Müssten nun die Anforderungen gesenkt werden?

Die Lehrkräfte verspüren den Druck, den verpassten Lernstoff aufzuholen und zu vermitteln. Doch der Begriff des Klassenziels wird aus meiner Sicht immer absurder. Zumal es beim Lernen auf Distanz auch große Unterschiede zwischen den Schulen und auch den einzelnen Lehrkräften gibt. Man müsste jetzt überlegen, wie die Standards angepasst werden können, um den Druck auf die Schüler und die Lehrer zu reduzieren. Das Abitur kann nach meiner Ansicht kein normales Abitur werden, das erscheint mir unrealistisch.

Was können Sie Eltern und Schülern jetzt raten?

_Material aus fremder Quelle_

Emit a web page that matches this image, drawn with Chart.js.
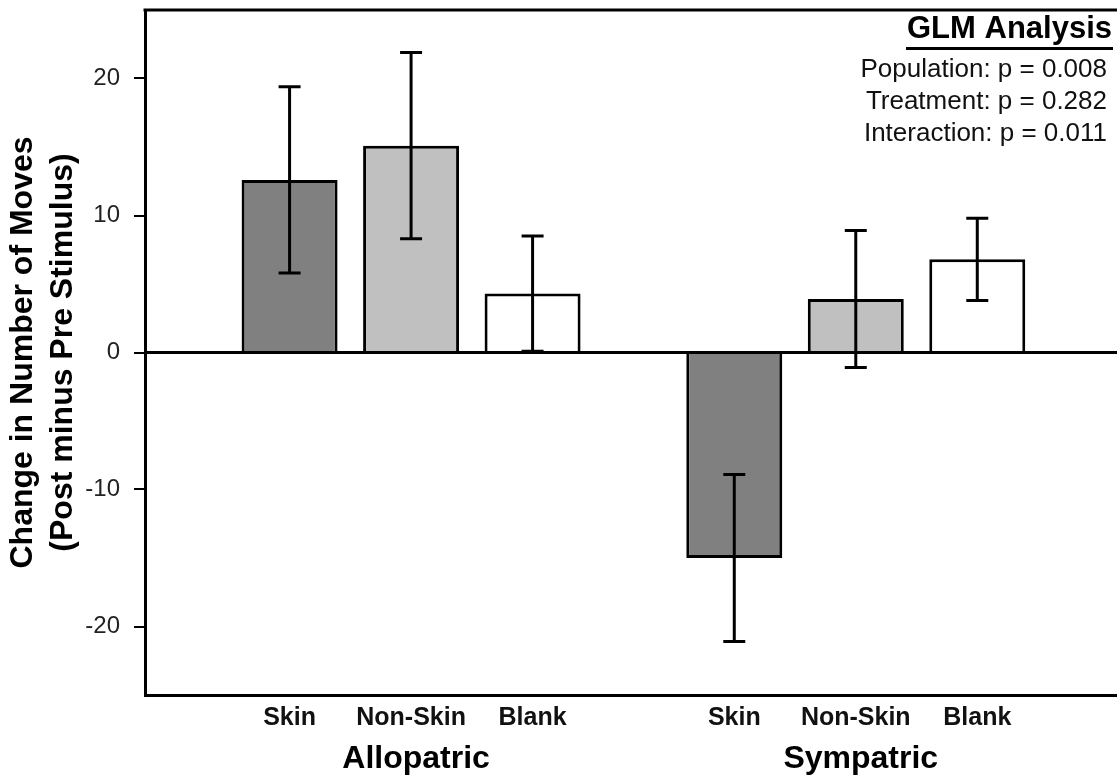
<!DOCTYPE html>
<html>
<head>
<meta charset="utf-8">
<script src="https://cdn.jsdelivr.net/npm/chart.js@4.4.1/dist/chart.umd.min.js"></script>
<style>
  html, body { margin: 0; padding: 0; background: #fff; }
  #wrap { width: 1117px; height: 778px; position: relative; }
</style>
</head>
<body>
<div id="wrap"><canvas id="movesChart"></canvas></div>
<script>
const groups = ['Allopatric', 'Sympatric'];
const treatments = ['Skin', 'Non-Skin', 'Blank'];
const allopatricMeans = [12.6, 15.1, 4.3];
const allopatricErrors = [6.8, 6.8, 4.2];
const sympatricMeans = [-15.0, 3.9, 6.8];
const sympatricErrors = [6.1, 5.0, 3.0];
const yTicks = [-20, -10, 0, 10, 20];
const glmTitle = 'GLM Analysis';
const glmLines = ['Population: p = 0.008', 'Treatment: p = 0.282', 'Interaction: p = 0.011'];

const means = [allopatricMeans, sympatricMeans];
const errors = [allopatricErrors, sympatricErrors];
const treatmentColors = ['#808080', '#c0c0c0', '#ffffff'];
const GROUP_STEP = 3.66; // distance between the two groups, in bar slots

const points = [];
const barErrors = [];
const barColors = [];
const tickLabels = [];
groups.forEach((g, gi) => {
    treatments.forEach((t, ti) => {
        points.push({ x: gi * GROUP_STEP + ti, y: means[gi][ti] });
        barErrors.push(errors[gi][ti]);
        barColors.push(treatmentColors[ti]);
        tickLabels.push(t);
    });
});

const extras = {
    id: 'extras',
    afterDatasetsDraw(chart) {
        const { ctx, chartArea, scales } = chart;
        const y = scales.y;
        ctx.save();
        ctx.strokeStyle = '#000';
        ctx.lineWidth = 3;
        // frame top
        ctx.beginPath();
        ctx.moveTo(chartArea.left - 1.5, chartArea.top);
        ctx.lineTo(chartArea.right, chartArea.top);
        ctx.stroke();
        // zero line
        const y0 = y.getPixelForValue(0);
        ctx.beginPath();
        ctx.moveTo(chartArea.left, y0);
        ctx.lineTo(chartArea.right, y0);
        ctx.stroke();
        // error bars
        const meta = chart.getDatasetMeta(0);
        meta.data.forEach((bar, i) => {
            const v = points[i].y;
            const top = y.getPixelForValue(v + barErrors[i]);
            const bot = y.getPixelForValue(v - barErrors[i]);
            ctx.beginPath();
            ctx.moveTo(bar.x, top);
            ctx.lineTo(bar.x, bot);
            ctx.moveTo(bar.x - 11, top);
            ctx.lineTo(bar.x + 11, top);
            ctx.moveTo(bar.x - 11, bot);
            ctx.lineTo(bar.x + 11, bot);
            ctx.stroke();
        });
        ctx.restore();
    },
    afterDraw(chart) {
        const { ctx, chartArea, scales } = chart;
        ctx.save();
        ctx.fillStyle = '#000';
        // group labels
        ctx.font = 'bold 32px "Liberation Sans", Arial, sans-serif';
        ctx.textAlign = 'center';
        ctx.textBaseline = 'alphabetic';
        groups.forEach((g, gi) => {
            const cx = scales.x.getPixelForValue(gi * GROUP_STEP + 1);
            ctx.fillText(g, cx + 5, chartArea.bottom + 73);
        });
        // GLM box
        const rx = chartArea.right - 5;
        ctx.textAlign = 'right';
        ctx.font = 'bold 31px "Liberation Sans", Arial, sans-serif';
        ctx.fillText(glmTitle, rx, chartArea.top + 28);
        const w = ctx.measureText(glmTitle).width;
        ctx.fillRect(rx - w - 1, chartArea.top + 37, w + 2, 3);
        ctx.font = '26px "Liberation Sans", Arial, sans-serif';
        ctx.fillStyle = '#111';
        glmLines.forEach((line, i) => {
            ctx.fillText(line, rx - 5, chartArea.top + 67 + i * 32);
        });
        ctx.restore();
    }
};

const ctx = document.getElementById('movesChart').getContext('2d');
const movesChart = new Chart(ctx, {
    type: 'bar',
    data: {
        datasets: [{
            data: points,
            backgroundColor: barColors,
            borderColor: '#000',
            borderWidth: 3,
            borderSkipped: 'start',
            categoryPercentage: 1,
            barPercentage: 0.79
        }]
    },
    options: {
        responsive: true,
        maintainAspectRatio: false,
        animation: false,
        layout: { padding: { top: 10, left: 0, right: 0, bottom: 0 } },
        plugins: {
            legend: { display: false },
            tooltip: { enabled: false }
        },
        scales: {
            x: {
                type: 'linear',
                min: -1.19,
                max: 6.81,
                offset: false,
                grid: { display: false, drawTicks: false },
                border: { display: true, color: '#000', width: 3 },
                afterBuildTicks: axis => {
                    axis.ticks = points.map(p => ({ value: p.x }));
                },
                afterFit: axis => {
                    axis.height = 83;
                    axis.paddingLeft = 0;
                    axis.paddingRight = 0;
                },
                ticks: {
                    autoSkip: false,
                    maxRotation: 0,
                    padding: 8,
                    color: '#111',
                    font: { family: '"Liberation Sans", Arial, sans-serif', size: 25, weight: 'bold' },
                    callback: (value, index) => tickLabels[index]
                }
            },
            y: {
                min: -25,
                max: 25,
                grid: {
                    drawOnChartArea: false,
                    drawTicks: true,
                    tickLength: 11,
                    color: '#000',
                    lineWidth: 2
                },
                border: { display: true, color: '#000', width: 3 },
                afterBuildTicks: axis => {
                    axis.ticks = yTicks.map(v => ({ value: v }));
                },
                afterFit: axis => {
                    axis.width = 145;
                    axis.paddingTop = 0;
                    axis.paddingBottom = 0;
                },
                ticks: {
                    padding: 14,
                    color: '#222',
                    font: { family: '"Liberation Sans", Arial, sans-serif', size: 24 }
                },
                title: {
                    display: true,
                    text: ['Change in Number of Moves', '(Post minus Pre Stimulus)'],
                    color: '#000',
                    padding: { top: 3, bottom: 0 },
                    font: { family: '"Liberation Sans", Arial, sans-serif', size: 32, weight: 'bold', lineHeight: 1.25 }
                }
            }
        }
    },
    plugins: [extras]
});
</script>
</body>
</html>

Der Schulbetrieb müsste so schnell wie möglich wieder beginnen, um schlimmere Folgen zu vermeiden. Ob es zielführend ist, pauschal sämtliche Schulen für drei Wochen komplett zu schließen, ist die Frage. Auch Maßnahmen wie versetzte Schulzeiten, Wechselunterricht oder mehr Schulbusse hätten Schulen sicherer machen können. An die Lehrkräfte möchte ich unbedingt appellieren, den Kontakt zu den Schülern sicherzustellen und im Blick zu behalten, wie es ihnen geht.

>>> Zur Person:

  • Uwe Sonneborn ist Diplom-Psychologe und Mitglied im Vorstand des Landesverbands Schulpsychologie NRW.
  • Er berät Eltern, Lehrkräfte und Schüler in Krisensituationen.
  • Bereits im Sommer haben seine Verbandskollegen und er in einem offenen Brief an Schulministerin Yvonne Gebauer (FDP) vor den sozial-emotionalen Folgen der Schulschließungen gewarnt.